By the Monday the panic had all-but-disappeared, now though I simply just did not care, I looked at myself in the mirror – I was grey, my eyes were emotionless, but at least I could function again. For the next three days I got up, went to work, came home – leading quite a solitary few days. I went through the motions and clung on. Then on the Thursday, something truly wonderful happened, which I see now was the turning point of this particular episode. You may be aware that I dream of forging a career in TV News. A head anchor at Al Jazeera, based in Doha, and a former broadcast journalist at BBC News and CNN made contact with me after reading this piece detailing my career ambitions. This in itself was incredible – someone so busy and so successful had taken the time to email me.
I will not do him a disservice by divulging any specific personal details, but Adrian Finighan informed me that he too had had experience of depression. We’d connected. A few months later he was showing me around the London newsroom of Al Jazeera, I met the team in the gallery, sat in while a bulletin went out live, met some of the journalists – everyone was so lovely. I felt calm, yet excited. I felt at home and welcomed into this dream environment. Afterwards we had a talk and I truly felt that he respected me, had faith in me – we’d bonded. He told me that I would succeed and had the potential to go far – I don’t think anyone has said that to me before, certainly not with as much conviction and definitely not by anyone so experienced and successful in the industry. My purpose had been restored. When I published the photo I captioned it thus: “This man may never fully know just how much I needed today and what it truly meant to me.” I stand by that.
There is still an awful lot of work to do in order to remove the stigma levelled at those of us who suffer from a mental illness, as well as increasing the understanding of such. Most hospitals across the United Kingdom are unable to provide mental health services around the clock with the chief executive of the mental charity Mind affirming just last year that there are “pressing and urgent needs, with very few people ever getting the right treatment at the right time.” A joint investigation between Mind and ITV News revealed that between 2010 and 2015 a staggering £85 million had been cut from mental health budgets for those under the age of 18. Much-needed money, money that has been promised is yet to trickle down to where it is needed. Deaths from suicide have increased 3.8% since 2014 in the UK, with female suicide rates at their highest in a decade. Suicides by men remain consistently higher than those by women – across the UK as a whole, three times higher. Sometimes “manning up” is not possible.
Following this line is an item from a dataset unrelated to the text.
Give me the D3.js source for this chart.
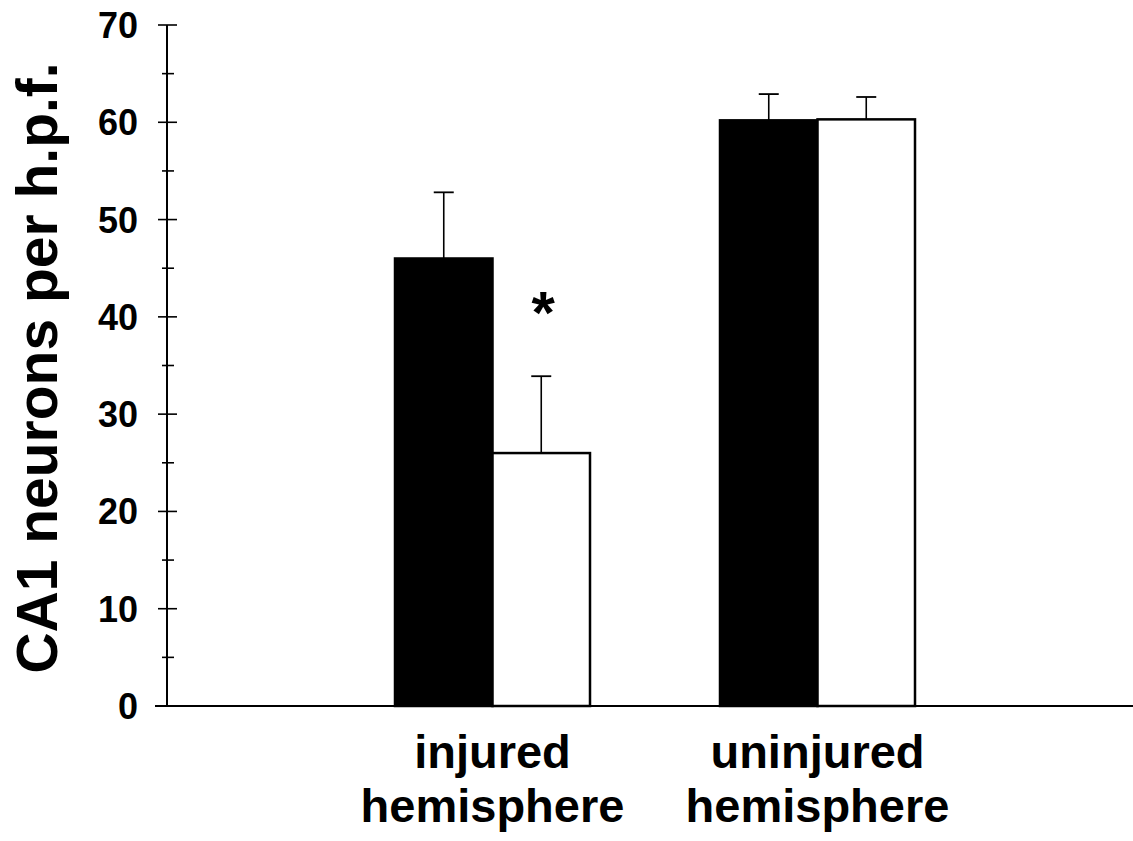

Lack of investment in mental health services is a major issue, with many professionals on the frontline using terms such as “crisis point.” Creating parity between mental health services and those who support physical problems will never be possible while attitudes regarding mental illness are still so misjudged. Even this week I came across this appalling suggestion on a list of fundraising ideas. Fundraising for mental health charities is vital, but this is certainly not an acceptable method. Great care and sensitivity need to be taken when publicising anything related to mental illness. We can all be triggered in different ways by varying things and we certainly need to reach a position where society realises that “depression” does not equal “sadness.” The use of the word “mood” suggests that we have control over it, that we can quickly shift from being happy to sad, and vice versa. This belittles the condition with which so many of us live, and battle, every day. I’m unable to reveal its source, but let it be known that my upset, anger and disbelief were verbalised strongly.
So, I urge you – if you know someone who is, or you suspect is, suffering from poor mental health don’t judge or belittle their condition. Tactfully offer help and advice – let them know you’re there (and if you yourself don’t feel equipped enough to help, point them in the right direction). And if you’re reading this and YOU are struggling, NEVER be shamed into silence. It can, and will, get better.